Stored records
/---

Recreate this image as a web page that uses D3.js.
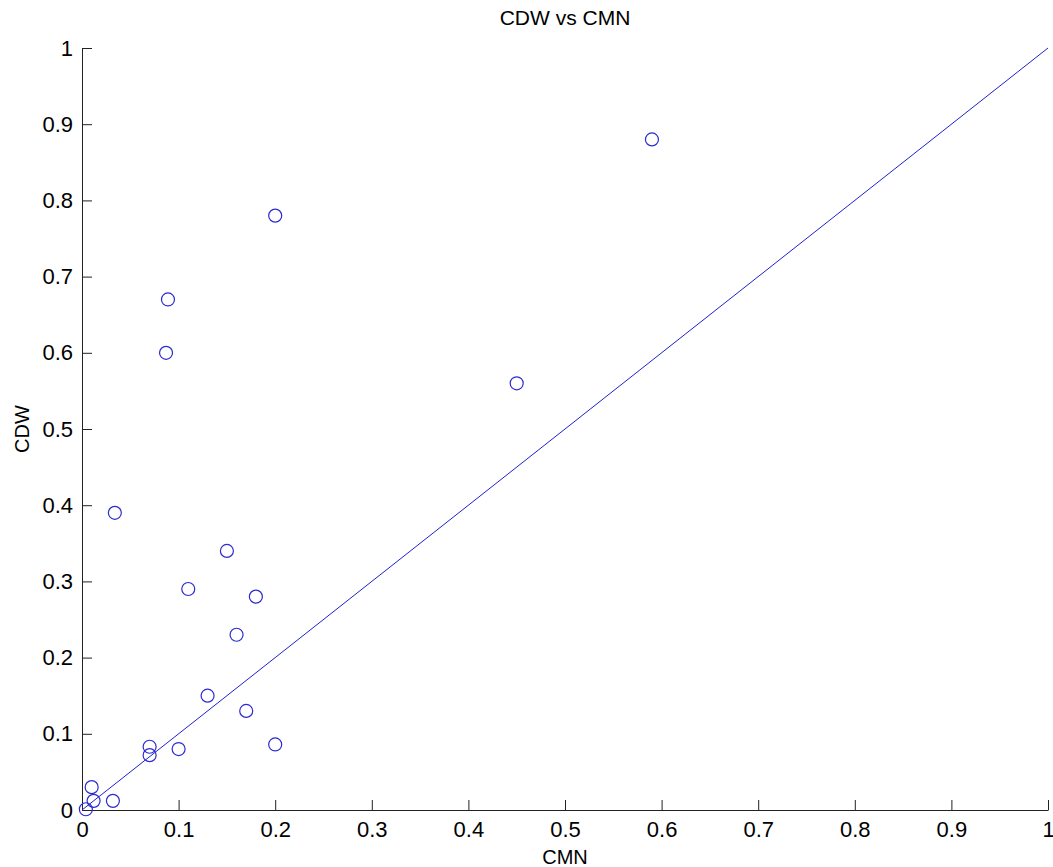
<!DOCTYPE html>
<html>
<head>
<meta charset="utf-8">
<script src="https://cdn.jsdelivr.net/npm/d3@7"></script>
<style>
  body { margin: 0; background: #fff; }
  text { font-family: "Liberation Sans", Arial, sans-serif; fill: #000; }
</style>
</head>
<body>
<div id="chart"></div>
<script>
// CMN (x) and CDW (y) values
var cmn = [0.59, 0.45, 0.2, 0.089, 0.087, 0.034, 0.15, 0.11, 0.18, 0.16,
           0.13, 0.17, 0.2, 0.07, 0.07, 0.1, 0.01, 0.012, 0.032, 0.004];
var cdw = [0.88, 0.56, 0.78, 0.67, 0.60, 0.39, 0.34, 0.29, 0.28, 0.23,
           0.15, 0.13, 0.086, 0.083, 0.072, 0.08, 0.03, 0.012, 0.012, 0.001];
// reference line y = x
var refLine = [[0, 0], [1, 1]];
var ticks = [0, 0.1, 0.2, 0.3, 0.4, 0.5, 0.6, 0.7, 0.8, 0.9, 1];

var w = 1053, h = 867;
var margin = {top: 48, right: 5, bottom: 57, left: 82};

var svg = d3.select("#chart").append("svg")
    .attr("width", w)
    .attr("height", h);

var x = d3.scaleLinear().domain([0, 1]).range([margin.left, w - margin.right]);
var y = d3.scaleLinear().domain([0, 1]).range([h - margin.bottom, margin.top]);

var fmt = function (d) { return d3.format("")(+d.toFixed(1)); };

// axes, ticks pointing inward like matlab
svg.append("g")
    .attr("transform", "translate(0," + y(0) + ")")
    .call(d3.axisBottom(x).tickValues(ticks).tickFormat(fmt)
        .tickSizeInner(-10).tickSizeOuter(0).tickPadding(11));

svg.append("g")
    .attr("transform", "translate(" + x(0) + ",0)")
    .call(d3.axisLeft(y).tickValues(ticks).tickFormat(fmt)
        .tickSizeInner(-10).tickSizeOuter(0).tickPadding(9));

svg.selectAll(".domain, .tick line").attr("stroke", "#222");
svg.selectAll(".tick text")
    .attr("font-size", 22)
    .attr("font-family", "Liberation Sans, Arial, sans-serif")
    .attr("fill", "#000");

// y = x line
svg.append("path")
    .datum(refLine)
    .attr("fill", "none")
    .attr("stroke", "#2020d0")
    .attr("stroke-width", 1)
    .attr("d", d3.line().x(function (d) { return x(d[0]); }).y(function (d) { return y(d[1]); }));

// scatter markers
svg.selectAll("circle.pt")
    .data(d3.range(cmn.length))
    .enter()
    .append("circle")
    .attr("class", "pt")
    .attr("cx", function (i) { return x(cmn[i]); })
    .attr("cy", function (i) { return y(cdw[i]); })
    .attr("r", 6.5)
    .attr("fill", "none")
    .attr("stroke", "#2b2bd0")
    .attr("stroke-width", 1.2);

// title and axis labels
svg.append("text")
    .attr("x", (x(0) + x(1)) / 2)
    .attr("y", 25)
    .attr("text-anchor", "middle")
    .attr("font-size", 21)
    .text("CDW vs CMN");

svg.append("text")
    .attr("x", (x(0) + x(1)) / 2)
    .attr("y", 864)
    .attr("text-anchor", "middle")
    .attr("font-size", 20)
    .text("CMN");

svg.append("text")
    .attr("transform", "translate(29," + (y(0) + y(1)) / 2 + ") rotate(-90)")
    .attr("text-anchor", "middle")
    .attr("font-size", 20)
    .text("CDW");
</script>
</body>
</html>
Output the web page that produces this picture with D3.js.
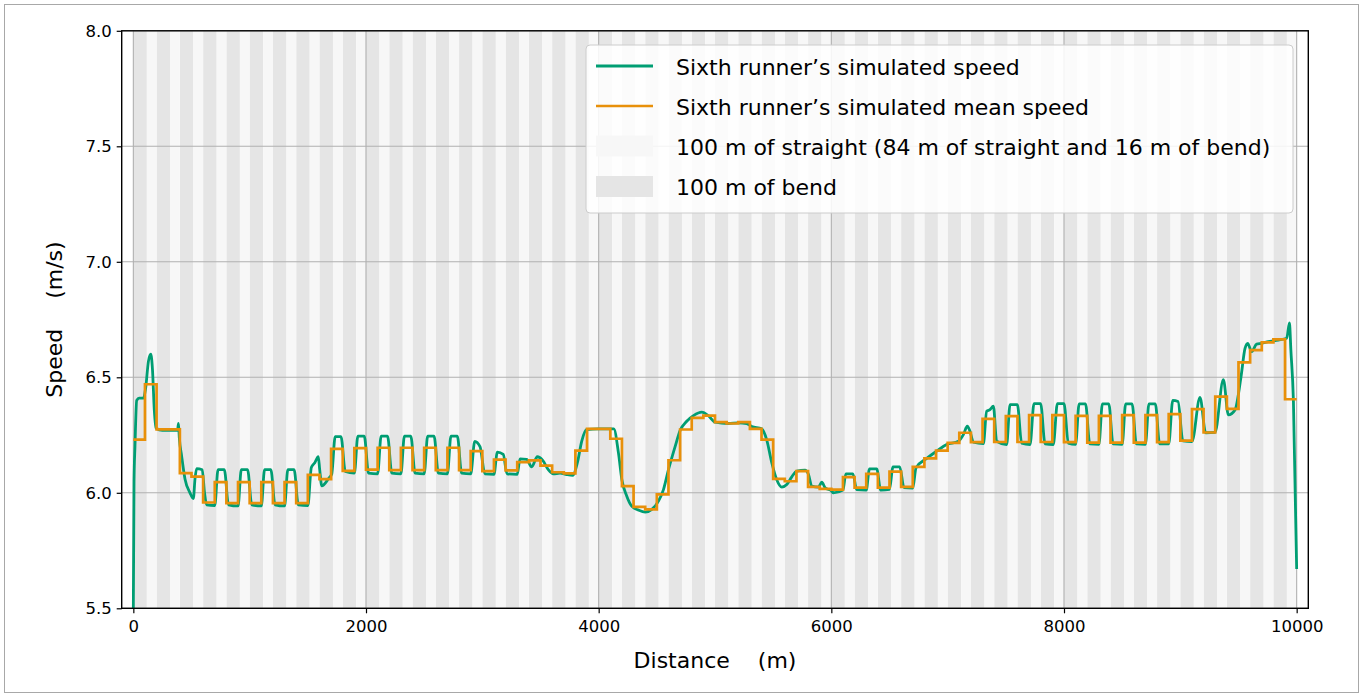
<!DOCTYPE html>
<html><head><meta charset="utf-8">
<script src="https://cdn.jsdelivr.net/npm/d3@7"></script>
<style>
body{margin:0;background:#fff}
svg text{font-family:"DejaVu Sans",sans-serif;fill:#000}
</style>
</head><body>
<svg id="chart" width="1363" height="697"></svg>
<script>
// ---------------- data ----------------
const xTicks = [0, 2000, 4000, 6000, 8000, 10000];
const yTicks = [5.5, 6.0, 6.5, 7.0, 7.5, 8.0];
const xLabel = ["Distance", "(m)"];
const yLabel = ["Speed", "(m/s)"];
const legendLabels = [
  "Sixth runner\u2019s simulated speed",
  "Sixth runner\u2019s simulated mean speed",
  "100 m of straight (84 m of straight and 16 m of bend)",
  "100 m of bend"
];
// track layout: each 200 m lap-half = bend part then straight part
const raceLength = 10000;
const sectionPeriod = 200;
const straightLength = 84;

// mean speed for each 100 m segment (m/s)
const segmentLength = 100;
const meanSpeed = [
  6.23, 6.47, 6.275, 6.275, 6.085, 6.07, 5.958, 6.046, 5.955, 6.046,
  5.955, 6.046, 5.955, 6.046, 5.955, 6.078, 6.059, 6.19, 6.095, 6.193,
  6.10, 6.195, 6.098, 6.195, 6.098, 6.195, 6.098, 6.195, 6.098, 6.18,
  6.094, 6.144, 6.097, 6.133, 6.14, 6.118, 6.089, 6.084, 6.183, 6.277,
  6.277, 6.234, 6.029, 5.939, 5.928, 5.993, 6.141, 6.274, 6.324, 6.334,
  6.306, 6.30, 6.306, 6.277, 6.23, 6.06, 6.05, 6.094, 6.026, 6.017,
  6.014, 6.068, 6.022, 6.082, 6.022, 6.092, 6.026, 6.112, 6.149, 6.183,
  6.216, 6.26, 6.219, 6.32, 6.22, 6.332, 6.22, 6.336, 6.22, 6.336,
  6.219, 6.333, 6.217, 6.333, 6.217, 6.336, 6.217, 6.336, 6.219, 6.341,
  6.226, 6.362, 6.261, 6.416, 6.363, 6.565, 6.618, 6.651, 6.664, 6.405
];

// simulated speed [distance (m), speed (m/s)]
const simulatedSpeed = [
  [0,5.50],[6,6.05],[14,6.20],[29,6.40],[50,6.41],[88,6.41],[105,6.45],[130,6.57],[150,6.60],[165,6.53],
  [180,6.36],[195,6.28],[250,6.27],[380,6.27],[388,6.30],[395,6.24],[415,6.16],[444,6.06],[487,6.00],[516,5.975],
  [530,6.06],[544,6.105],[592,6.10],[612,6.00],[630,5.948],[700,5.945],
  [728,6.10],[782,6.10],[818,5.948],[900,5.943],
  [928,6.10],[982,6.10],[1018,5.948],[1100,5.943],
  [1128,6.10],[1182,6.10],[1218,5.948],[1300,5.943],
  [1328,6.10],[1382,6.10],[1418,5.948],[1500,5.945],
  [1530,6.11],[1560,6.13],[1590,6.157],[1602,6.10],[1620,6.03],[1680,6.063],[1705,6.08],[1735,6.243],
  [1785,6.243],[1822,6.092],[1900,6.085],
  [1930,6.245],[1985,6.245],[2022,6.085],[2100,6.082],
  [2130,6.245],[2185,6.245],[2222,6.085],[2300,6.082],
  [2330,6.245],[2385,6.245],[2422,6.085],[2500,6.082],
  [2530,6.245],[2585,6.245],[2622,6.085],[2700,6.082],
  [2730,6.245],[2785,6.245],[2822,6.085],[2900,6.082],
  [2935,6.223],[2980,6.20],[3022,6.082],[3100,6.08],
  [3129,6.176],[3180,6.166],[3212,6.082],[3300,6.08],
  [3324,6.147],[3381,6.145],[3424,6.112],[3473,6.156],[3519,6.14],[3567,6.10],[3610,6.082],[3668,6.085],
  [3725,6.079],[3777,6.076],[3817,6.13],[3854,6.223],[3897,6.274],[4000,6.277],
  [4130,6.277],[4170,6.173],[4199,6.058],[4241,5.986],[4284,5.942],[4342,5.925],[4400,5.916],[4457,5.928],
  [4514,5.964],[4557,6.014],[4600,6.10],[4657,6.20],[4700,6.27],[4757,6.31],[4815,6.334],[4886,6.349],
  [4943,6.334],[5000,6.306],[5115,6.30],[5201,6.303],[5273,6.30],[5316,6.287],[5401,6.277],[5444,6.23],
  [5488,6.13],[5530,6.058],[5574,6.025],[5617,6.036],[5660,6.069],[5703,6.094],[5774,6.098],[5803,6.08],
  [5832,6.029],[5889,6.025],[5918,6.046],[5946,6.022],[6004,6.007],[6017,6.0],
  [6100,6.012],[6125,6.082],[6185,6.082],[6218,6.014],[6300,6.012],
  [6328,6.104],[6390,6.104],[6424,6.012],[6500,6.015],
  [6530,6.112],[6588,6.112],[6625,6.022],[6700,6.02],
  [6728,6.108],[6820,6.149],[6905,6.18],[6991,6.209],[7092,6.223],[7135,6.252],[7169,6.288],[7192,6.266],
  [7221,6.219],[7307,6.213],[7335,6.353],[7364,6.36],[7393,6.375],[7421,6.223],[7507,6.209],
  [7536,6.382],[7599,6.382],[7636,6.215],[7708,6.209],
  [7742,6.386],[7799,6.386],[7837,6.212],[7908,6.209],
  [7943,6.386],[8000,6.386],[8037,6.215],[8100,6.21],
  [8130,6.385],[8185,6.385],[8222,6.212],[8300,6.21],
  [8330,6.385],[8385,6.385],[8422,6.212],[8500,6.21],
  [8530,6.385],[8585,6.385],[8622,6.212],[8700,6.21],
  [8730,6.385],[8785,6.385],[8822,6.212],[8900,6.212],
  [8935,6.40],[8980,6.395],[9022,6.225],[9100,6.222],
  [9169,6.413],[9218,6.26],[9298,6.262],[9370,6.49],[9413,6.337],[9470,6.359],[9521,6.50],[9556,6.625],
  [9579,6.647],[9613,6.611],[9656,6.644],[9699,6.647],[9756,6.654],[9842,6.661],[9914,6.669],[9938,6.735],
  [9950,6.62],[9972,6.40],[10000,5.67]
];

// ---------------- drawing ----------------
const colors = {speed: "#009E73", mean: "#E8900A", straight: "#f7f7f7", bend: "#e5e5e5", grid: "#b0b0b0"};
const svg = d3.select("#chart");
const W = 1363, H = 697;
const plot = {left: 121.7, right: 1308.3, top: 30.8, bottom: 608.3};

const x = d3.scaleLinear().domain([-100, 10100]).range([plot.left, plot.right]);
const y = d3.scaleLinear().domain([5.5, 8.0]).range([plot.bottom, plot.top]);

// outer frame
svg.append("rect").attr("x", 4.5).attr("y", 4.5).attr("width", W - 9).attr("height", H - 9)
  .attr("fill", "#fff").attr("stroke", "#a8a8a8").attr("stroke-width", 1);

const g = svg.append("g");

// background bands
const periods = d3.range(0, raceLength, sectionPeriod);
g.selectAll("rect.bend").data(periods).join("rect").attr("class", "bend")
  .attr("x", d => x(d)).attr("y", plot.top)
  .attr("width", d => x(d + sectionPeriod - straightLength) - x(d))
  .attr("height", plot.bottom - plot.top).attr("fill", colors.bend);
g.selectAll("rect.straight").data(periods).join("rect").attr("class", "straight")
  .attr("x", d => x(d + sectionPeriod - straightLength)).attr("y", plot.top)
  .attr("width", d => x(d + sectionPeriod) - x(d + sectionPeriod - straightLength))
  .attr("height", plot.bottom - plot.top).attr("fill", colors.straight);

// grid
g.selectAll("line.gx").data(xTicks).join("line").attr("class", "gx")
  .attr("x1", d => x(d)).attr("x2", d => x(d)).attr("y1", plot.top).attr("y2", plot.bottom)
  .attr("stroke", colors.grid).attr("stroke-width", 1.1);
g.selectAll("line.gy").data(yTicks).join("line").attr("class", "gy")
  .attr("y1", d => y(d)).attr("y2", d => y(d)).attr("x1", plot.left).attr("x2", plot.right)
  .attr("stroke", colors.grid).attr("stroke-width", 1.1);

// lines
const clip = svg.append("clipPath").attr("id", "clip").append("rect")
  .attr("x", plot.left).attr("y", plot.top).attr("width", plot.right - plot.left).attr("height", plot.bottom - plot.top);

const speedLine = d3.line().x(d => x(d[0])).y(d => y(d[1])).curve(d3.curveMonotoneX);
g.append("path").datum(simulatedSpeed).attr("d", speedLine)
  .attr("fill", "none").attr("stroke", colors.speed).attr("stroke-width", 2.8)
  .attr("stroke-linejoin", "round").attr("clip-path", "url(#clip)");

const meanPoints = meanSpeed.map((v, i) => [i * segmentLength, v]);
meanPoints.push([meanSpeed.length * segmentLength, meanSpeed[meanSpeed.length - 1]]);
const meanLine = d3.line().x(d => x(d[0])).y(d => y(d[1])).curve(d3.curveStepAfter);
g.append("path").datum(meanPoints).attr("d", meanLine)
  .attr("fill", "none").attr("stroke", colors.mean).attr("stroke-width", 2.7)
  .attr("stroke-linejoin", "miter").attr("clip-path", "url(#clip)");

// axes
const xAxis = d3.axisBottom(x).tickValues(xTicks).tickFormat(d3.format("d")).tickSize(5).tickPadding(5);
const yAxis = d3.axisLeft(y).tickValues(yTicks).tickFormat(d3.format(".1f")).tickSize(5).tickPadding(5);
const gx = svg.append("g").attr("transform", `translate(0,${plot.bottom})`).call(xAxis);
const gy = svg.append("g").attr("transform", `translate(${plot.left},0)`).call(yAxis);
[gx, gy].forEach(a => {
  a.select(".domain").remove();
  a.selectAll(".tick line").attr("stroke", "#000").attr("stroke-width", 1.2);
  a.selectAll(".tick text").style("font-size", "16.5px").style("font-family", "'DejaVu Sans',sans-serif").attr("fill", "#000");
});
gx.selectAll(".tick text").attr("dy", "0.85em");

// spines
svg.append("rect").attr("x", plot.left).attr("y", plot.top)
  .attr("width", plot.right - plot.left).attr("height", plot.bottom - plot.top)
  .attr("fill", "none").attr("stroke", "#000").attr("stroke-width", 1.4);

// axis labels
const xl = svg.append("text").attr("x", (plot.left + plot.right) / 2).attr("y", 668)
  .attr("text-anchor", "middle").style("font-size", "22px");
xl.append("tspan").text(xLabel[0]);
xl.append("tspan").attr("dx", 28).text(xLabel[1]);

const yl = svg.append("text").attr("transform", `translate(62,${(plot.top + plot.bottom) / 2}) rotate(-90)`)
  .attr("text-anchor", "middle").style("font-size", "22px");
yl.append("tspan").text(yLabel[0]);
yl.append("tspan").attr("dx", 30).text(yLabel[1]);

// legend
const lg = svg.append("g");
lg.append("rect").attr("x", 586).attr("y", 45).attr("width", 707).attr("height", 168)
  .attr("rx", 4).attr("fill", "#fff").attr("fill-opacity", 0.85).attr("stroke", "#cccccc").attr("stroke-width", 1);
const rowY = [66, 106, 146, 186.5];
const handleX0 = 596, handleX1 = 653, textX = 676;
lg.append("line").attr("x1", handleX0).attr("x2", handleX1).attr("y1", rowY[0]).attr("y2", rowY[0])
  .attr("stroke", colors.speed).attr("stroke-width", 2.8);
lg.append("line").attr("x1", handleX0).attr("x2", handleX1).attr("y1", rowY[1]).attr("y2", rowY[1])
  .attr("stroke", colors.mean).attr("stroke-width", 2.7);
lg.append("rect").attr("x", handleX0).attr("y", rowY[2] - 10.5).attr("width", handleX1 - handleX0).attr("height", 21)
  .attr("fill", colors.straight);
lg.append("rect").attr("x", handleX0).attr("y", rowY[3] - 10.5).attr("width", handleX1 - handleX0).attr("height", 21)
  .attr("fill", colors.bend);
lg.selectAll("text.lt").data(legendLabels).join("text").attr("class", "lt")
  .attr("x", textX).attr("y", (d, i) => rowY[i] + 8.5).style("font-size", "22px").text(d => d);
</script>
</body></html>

\---

- _Goal_:
Set down, without pictures, the lines between the line holding "Output the web" and the line holding "const straightLength = 84;", both inclusive.

- _Full output_:
Output the web page that produces this picture with D3.js.
<!DOCTYPE html>
<html><head><meta charset="utf-8">
<script src="https://cdn.jsdelivr.net/npm/d3@7"></script>
<style>
body{margin:0;background:#fff}
svg text{font-family:"DejaVu Sans",sans-serif;fill:#000}
</style>
</head><body>
<svg id="chart" width="1363" height="697"></svg>
<script>
// ---------------- data ----------------
const xTicks = [0, 2000, 4000, 6000, 8000, 10000];
const yTicks = [5.5, 6.0, 6.5, 7.0, 7.5, 8.0];
const xLabel = ["Distance", "(m)"];
const yLabel = ["Speed", "(m/s)"];
const legendLabels = [
  "Sixth runner\u2019s simulated speed",
  "Sixth runner\u2019s simulated mean speed",
  "100 m of straight (84 m of straight and 16 m of bend)",
  "100 m of bend"
];
// track layout: each 200 m lap-half = bend part then straight part
const raceLength = 10000;
const sectionPeriod = 200;
const straightLength = 84;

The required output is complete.